Learnings from a recent session with youth : Pedagogical reflections

Mathews George
2 min readOct 31, 2023

Some of my learnings from a recent session for youth on the marriage liturgy and its impact on life:

1. Participant-centred learning

Participants bring knowledge of their world into the session. They are not blank slates. Therefore simple prompts, can elicit meaningful resources from their memories, personal experience and knowledge that can be useful in making the session rich and valuable in terms of learnings and gaining perspective.

2. Collaborative learning

Gone are the days when one sat in the confines of one’s studyroom/table alone. All major research programmes have been collaborative (eve if not acknowledged so!) for a very long time. In youth groups collaborative learnings enables participants from various walks of life to learn to work together and from one another.
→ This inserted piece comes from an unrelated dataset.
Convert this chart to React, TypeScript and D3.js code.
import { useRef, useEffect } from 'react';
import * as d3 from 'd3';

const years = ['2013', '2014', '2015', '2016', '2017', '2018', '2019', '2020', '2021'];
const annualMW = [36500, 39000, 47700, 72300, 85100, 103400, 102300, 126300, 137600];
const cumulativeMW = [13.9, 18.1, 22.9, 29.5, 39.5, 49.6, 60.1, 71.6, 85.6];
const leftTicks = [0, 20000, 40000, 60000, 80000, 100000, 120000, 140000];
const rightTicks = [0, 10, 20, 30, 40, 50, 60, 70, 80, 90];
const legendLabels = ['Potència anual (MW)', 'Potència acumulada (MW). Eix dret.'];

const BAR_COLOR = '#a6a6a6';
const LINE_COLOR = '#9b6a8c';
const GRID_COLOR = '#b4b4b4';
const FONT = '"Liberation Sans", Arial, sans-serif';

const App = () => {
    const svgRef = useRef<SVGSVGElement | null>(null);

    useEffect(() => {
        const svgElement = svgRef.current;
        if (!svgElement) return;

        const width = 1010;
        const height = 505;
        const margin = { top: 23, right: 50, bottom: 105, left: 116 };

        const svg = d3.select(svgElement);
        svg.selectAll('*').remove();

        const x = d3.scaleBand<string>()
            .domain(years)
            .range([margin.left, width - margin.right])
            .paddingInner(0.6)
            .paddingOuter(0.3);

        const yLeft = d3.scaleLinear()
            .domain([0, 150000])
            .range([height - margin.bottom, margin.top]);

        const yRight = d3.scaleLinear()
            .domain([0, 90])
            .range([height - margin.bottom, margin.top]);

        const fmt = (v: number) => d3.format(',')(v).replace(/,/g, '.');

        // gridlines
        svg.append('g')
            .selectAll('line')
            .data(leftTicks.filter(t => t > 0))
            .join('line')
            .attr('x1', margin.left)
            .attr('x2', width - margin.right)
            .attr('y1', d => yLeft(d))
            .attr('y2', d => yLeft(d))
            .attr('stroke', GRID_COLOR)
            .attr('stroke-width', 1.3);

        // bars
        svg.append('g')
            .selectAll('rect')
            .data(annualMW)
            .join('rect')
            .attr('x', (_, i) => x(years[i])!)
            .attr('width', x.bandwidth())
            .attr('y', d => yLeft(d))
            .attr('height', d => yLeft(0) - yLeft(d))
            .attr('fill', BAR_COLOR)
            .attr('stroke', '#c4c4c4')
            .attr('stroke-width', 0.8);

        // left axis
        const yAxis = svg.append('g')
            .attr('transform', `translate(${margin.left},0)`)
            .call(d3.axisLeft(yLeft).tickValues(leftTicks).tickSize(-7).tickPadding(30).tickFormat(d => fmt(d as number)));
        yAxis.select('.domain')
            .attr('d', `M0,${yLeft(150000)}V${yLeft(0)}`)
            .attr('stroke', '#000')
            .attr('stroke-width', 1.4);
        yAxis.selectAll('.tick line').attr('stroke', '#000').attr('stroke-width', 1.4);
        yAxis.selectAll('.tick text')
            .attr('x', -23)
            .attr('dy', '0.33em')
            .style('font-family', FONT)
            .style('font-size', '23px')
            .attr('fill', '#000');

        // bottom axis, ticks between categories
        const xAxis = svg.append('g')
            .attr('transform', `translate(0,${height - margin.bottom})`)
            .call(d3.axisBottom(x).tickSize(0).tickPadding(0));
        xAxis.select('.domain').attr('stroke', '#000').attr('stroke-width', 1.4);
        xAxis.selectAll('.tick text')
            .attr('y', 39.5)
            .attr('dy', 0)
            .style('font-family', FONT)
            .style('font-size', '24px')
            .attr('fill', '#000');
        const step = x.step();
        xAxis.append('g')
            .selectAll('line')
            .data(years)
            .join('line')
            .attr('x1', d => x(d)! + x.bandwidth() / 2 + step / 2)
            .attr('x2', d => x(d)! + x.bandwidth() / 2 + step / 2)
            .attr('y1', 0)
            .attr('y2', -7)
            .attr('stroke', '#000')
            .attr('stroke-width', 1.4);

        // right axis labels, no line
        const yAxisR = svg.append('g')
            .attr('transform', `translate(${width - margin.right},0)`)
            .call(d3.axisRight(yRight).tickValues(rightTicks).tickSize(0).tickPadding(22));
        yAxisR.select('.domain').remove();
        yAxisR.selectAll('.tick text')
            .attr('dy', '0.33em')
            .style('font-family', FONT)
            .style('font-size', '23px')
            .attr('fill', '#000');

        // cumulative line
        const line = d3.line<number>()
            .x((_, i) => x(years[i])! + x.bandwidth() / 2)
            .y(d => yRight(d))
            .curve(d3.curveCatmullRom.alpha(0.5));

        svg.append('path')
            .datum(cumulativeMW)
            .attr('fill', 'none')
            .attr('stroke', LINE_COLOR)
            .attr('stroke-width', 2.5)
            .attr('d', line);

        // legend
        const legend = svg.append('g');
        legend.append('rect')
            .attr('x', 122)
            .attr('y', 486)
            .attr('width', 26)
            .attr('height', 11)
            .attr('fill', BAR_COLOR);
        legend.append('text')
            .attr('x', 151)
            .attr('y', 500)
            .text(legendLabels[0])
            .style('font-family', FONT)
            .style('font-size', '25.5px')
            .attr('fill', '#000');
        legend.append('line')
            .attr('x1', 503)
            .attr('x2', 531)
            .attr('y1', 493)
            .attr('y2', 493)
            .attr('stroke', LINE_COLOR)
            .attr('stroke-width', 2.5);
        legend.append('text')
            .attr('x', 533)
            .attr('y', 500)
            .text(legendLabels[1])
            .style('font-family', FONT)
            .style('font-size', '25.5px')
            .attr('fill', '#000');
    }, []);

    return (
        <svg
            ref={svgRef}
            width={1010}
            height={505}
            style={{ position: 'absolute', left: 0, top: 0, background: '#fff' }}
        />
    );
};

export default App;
3. Learning through problem-solving

The session was put-forth in the form of a problem-solving format. The participants had to be sort of detectives so that they could piece the clues together. There is no problem as such. So, you frame the learning material in the form of a problem-solving / mystery mode that enables participants to piece together their knowledge and learn through trial and error. Participants enjoy the feeling of having solved problems and become ready to solve another one, there by contributing to an ‘I/we can’ feeling that is conducive for learning the material at hand.

4. Gamification

Probably this is the most misunderstood part in the teaching process. Even companies like Kahoot, DuoLingo, Coursera, etc. have been using some form of gamification by adding points, bonuses, prizes, etc. in order to foster interest and make participants remain engaged with the material at hand. In our session, we offered points for completing levels, and early-bird prizes for completing early. Point announcements at various stages helped make the learning more competitive. This competitiveness is merely an encouragement to engage with the liturgical material and the Bible, which were the material they were learning.

5. Multi-lingual communication

This session bypassed the common tendency in our community to side with English or Malayalam. The reality of the students — bilingual nature — are brought in as a resource and a blessing in disguise. The participants get to inhabit both worlds in the same time. When applied in youth sessions in Delhi churches such as Mayur Vihar, Ghaziabad and Parparganj, the communications would flow seamlessly in an out of three languages — Hindi (heart language), English (official communication language), Malayalam (liturgical language and mother tongue).

6. Resource person’s Homework

This type of session requires the resource person to do enough homework by preparing worksheets and reformatting learning goals into the above categories.

For what is often miscontrued as a dry subject, this method, truly brought to life the participants as well as the resource person himself!

How do you go about conducting sessions? Would love to know more and learn from you.